Thursday, February 24, 2011

Alvinices

Há um Fernando Alvim de maluqueira, que quase sempre é levado pouco a sério. Mas há também um Fernando Alvim com traços de absoluta genialidade: é o Alvim da rádio, o Alvim do tempo da antiga Radio Comercial ou da actual Prova Oral, é o Alvim que escreve crónicas que eu gosto muito de ler e onde não raras vezes encontro um pouquinho de mim. É uma figura que admiro e que acho que vale a pena olhar com atenção, para lá da sua faceta mais evidente ou mais popular.
Aquim fica um Ctrl C/Ctrl V de dois dos seus textos, disponíveis em http://www.esperobemquenao.blogspot.com, inspirados e inspiradores, que vale a pena ler.
Este dia não passará
Ainda hoje me apeteceu mudar a minha vida toda. É uma espécie de frémito, uma coisa que me dá aqui para os lados da dorsal e que faz pousar os pés no chão com a finíssima convicção de que este dia não passará. E enquanto lavo a cara e olho para o espelho como sempre fazem nos filmes os revolucionários, penso naquilo que irei deixar para trás. E então, penso num incêndio em que tenho que decidir depressa o que levar comigo. E então penso na minha vida incendiada de repente, como tantas vezes acontece a tantos outros, só que desta vez é a minha e não é mais o acidente do outro lado da estrada, não é mais a notícia de alguém que eu não conheço, não foram os filhos dos outros, não foi noutro país nem numa rua que eu nem sei onde é, desta vez é comigo, foi em minha casa, fui eu, foi a minha vida. E tudo isto está de tal forma em chamas neste agora que peço pois que atirem água fria para cima do que faço e escrevo.

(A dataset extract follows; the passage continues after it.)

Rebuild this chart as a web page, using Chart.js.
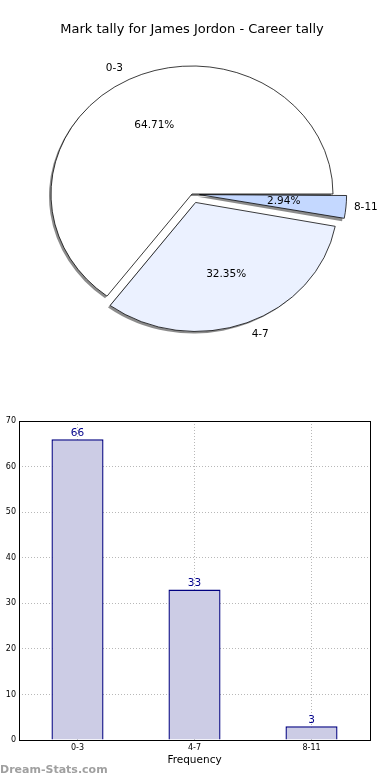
<!DOCTYPE html>
<html>
<head>
<meta charset="utf-8">
<script src="https://cdn.jsdelivr.net/npm/chart.js@4.4.0/dist/chart.umd.min.js"></script>
<style>
  body { margin: 0; background: #fff; width: 390px; height: 780px; position: relative; overflow: hidden; }
  #pieChart { position: absolute; left: 0; top: 0; }
  #barChart { position: absolute; left: 0; top: 400px; }
  #mark { position: absolute; left: 0; top: 763px; font: bold 11px "DejaVu Sans", sans-serif; color: #a0a0a0; }
</style>
</head>
<body>
<canvas id="pieChart" width="390" height="390"></canvas>
<canvas id="barChart" width="390" height="380"></canvas>
<div id="mark">Dream-Stats.com</div>
<script>
// data
const categories = ['0-3', '4-7', '8-11'];
const tally = [66, 33, 3];
const sliceColors = ['#ffffff', '#ebf1ff', '#c4d8ff'];
const explode = [0, 40, 30];
const yTicksMax = 70;

const squash = 0.908; // pie is drawn a bit flatter than round

Chart.defaults.font.family = '"DejaVu Sans", sans-serif';
Chart.defaults.color = '#000';
Chart.defaults.animation = false;

const total = tally.reduce((a, b) => a + b, 0);

// pie goes anticlockwise from east in the original, so feed it reversed
const rev = arr => arr.slice().reverse();

const pieLook = {
    id: 'pieLook',
    beforeDatasetsDraw(chart) {
        const arcs = chart.getDatasetMeta(0).data;
        const cx = arcs[0].x, cy = arcs[0].y;
        const ctx = chart.ctx;
        ctx.save();
        ctx.translate(cx, cy);
        ctx.scale(1, squash);
        ctx.translate(-cx, -cy);
        // grey shadow under each slice
        arcs.forEach(arc => {
            const mid = (arc.startAngle + arc.endAngle) / 2;
            const off = (arc.options.offset || 0) / 4;
            const circ = arc.endAngle - arc.startAngle;
            const fix = 1 - Math.sin(Math.min(Math.PI, circ));
            const ox = arc.x + Math.cos(mid) * off - 2;
            const oy = arc.y + Math.sin(mid) * off + 2 / squash;
            ctx.beginPath();
            ctx.moveTo(ox, oy);
            ctx.arc(ox, oy, arc.outerRadius + off * fix, arc.startAngle, arc.endAngle);
            ctx.closePath();
            ctx.fillStyle = 'rgba(0,0,0,0.45)';
            ctx.fill();
        });
    },
    afterDatasetsDraw(chart) {
        const ctx = chart.ctx;
        ctx.restore();
        const labels = chart.data.labels;
        const values = chart.data.datasets[0].data;
        chart.getDatasetMeta(0).data.forEach((arc, i) => {
            const mid = (arc.startAngle + arc.endAngle) / 2;
            const off = (arc.options.offset || 0) / 4;
            const r = arc.outerRadius;
            const c = Math.cos(mid), s = Math.sin(mid);
            const put = (k) => [arc.x + c * (off + k * r), arc.y + s * (off + k * r) * squash];
            ctx.save();
            ctx.font = '10.5px "DejaVu Sans"';
            ctx.fillStyle = '#000';
            ctx.textBaseline = 'middle';
            let [lx, ly] = put(1.1);
            ctx.textAlign = c >= 0 ? 'left' : 'right';
            ctx.fillText(labels[i], lx, ly);
            let [px, py] = put(0.6);
            ctx.textAlign = 'center';
            ctx.fillText((values[i] / total * 100).toFixed(2) + '%', px, py);
            ctx.restore();
        });
    }
};

new Chart(document.getElementById('pieChart'), {
    type: 'pie',
    data: {
        labels: rev(categories),
        datasets: [{
            data: rev(tally),
            backgroundColor: rev(sliceColors),
            borderColor: '#000',
            borderWidth: 0.8,
            offset: rev(explode),
            radius: 141
        }]
    },
    options: {
        responsive: false,
        rotation: 90,
        layout: { padding: { left: 40, right: 46, top: 0, bottom: 49.6 } },
        plugins: {
            legend: { display: false },
            tooltip: { enabled: false },
            title: {
                display: true,
                text: 'Mark tally for James Jordon - Career tally',
                color: '#000',
                font: { size: 13, weight: 'normal' },
                padding: { top: 22, bottom: 10 }
            }
        }
    },
    plugins: [pieLook]
});

// bar chart below
const barExtras = {
    id: 'barExtras',
    afterDatasetsDraw(chart) {
        const ctx = chart.ctx;
        ctx.save();
        ctx.font = '10.5px "DejaVu Sans"';
        ctx.fillStyle = '#00008b';
        ctx.textAlign = 'center';
        ctx.textBaseline = 'bottom';
        const vals = chart.data.datasets[0].data;
        chart.getDatasetMeta(0).data.forEach((bar, i) => {
            ctx.fillText(String(vals[i]), bar.x, bar.y - 1);
        });
        ctx.restore();
    },
    afterDraw(chart) {
        const ctx = chart.ctx;
        const a = chart.chartArea;
        ctx.save();
        ctx.strokeStyle = '#000';
        ctx.lineWidth = 1;
        ctx.strokeRect(Math.round(a.left) + 0.5, Math.round(a.top) + 0.5, Math.round(a.right - a.left), Math.round(a.bottom - a.top));
        ctx.restore();
    }
};

new Chart(document.getElementById('barChart'), {
    type: 'bar',
    data: {
        labels: categories,
        datasets: [{
            data: tally,
            backgroundColor: '#ccccE5',
            borderColor: '#000080',
            borderWidth: 1.4,
            barPercentage: 0.445,
            categoryPercentage: 1
        }]
    },
    options: {
        responsive: false,
        layout: { padding: { left: 0, right: 20, top: 21, bottom: 0 } },
        plugins: {
            legend: { display: false },
            tooltip: { enabled: false }
        },
        scales: {
            x: {
                offset: true,
                z: 1,
                grid: { offset: false, color: '#b8b8b8', drawTicks: false },
                border: { display: false, dash: [1, 2] },
                ticks: { font: { size: 8 }, padding: 3 },
                title: {
                    display: true,
                    text: 'Frequency',
                    font: { size: 10.5 },
                    padding: { top: 0, bottom: 13 }
                },
                afterFit(scale) { scale.height = 40; }
            },
            y: {
                min: 0,
                max: yTicksMax,
                z: 1,
                grid: { color: '#b8b8b8', drawTicks: false },
                border: { display: false, dash: [1, 2] },
                ticks: { stepSize: 10, font: { size: 8 }, padding: 3 },
                afterFit(scale) { scale.width = 19; }
            }
        }
    },
    plugins: [barExtras]
});
</script>
</body>
</html>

Hoje apeteceu-me mudar tudo e a minha grande dúvida foi desde logo perceber por onde começar. Devo eu mudar tudo à minha volta na esperança que eu me mude também? Ou devo eu mudar para que tudo mude à minha volta? Parecem iguais, não é? Mas não são. São diferentes. E aqui vos adianto: É mais fácil mudarmos tudo à nossa volta. Porque é muito difícil mudarmo-nos. Só se for de país, de casa, de roupa. Porque mudarmo-nos a nós, ao nosso eu com o qual sempre vivemos, que conhecemos tão bem, que pensamos em função de, que damos comidinha à boca há tanto como se fosse um filho, isso não é nada fácil.
Hoje apeteceu-me mudar a minha vida toda, mas o mais que fiz foi apenas escrever sobre isso e comprar umas calças novas.
O amor está no desemprego
Era previsível que isto fosse acontecer e aconteceu. O amor está também no desemprego e engrossa as filas enormes que vão dando a volta aos prédios. O amor está na fila, cabisbaixo, a pensar na vida ou possivelmente na falta dela. Dizem que tem a ver com a crise a nível global, mas quer-me parecer que em Portugal o que quer que seja, é sempre ajustado à nossa realidade. Nada é global em Portugal, mesmo a globalização tem uma versão nossa. Por mais que abram franchising. Tem que haver a nossa mão, tem que haver cozido à portuguesa uma vez por semana, tem que haver Amália, tem que haver o nosso jeito, mesmo que seja só para o retoque final. E talvez por isso, exista um amor português. Que está justamente no desemprego como o outro. Mas este é nosso. E por isso nos dói.
O amor em Portugal está então como se vê e a culpa foi da alteração do modelo de contrato de trabalho que até então vigorava e que nestes últimos tempos – por causa desta maldita crise – foi perniciosamente alterado. Eu sou desse tempo, do tempo em que quando se amava alguém, imediatamente se erguiam as canetas, os papéis na mesa e nos comprometíamos a amar-nos uma vida inteira, recebendo por isso todas as regalias inerentes a um contrato de trabalho, que nos garantia a imediata pertença ao quadro da empresa, garantindo assim subsídio de Natal, férias, segurança social, essas coisas.
Só que essas coisas alteraram-se. E do mesmo modo que se instalou a mania do trabalho precário, logo vingou o amor precário. E quantos mais contratos se celebravam a recibo verde, mais amor a recibo verde existia. De tal modo, que progressivamente o amor se transformou num trabalhador intermitente que nunca sabe se tem ou não trabalho, embora toda a gente diga que o amor dá. Isso era dantes, bons tempos em que amor dava trabalho, agora não dá nenhum. E é justamente por isso, que está no desemprego.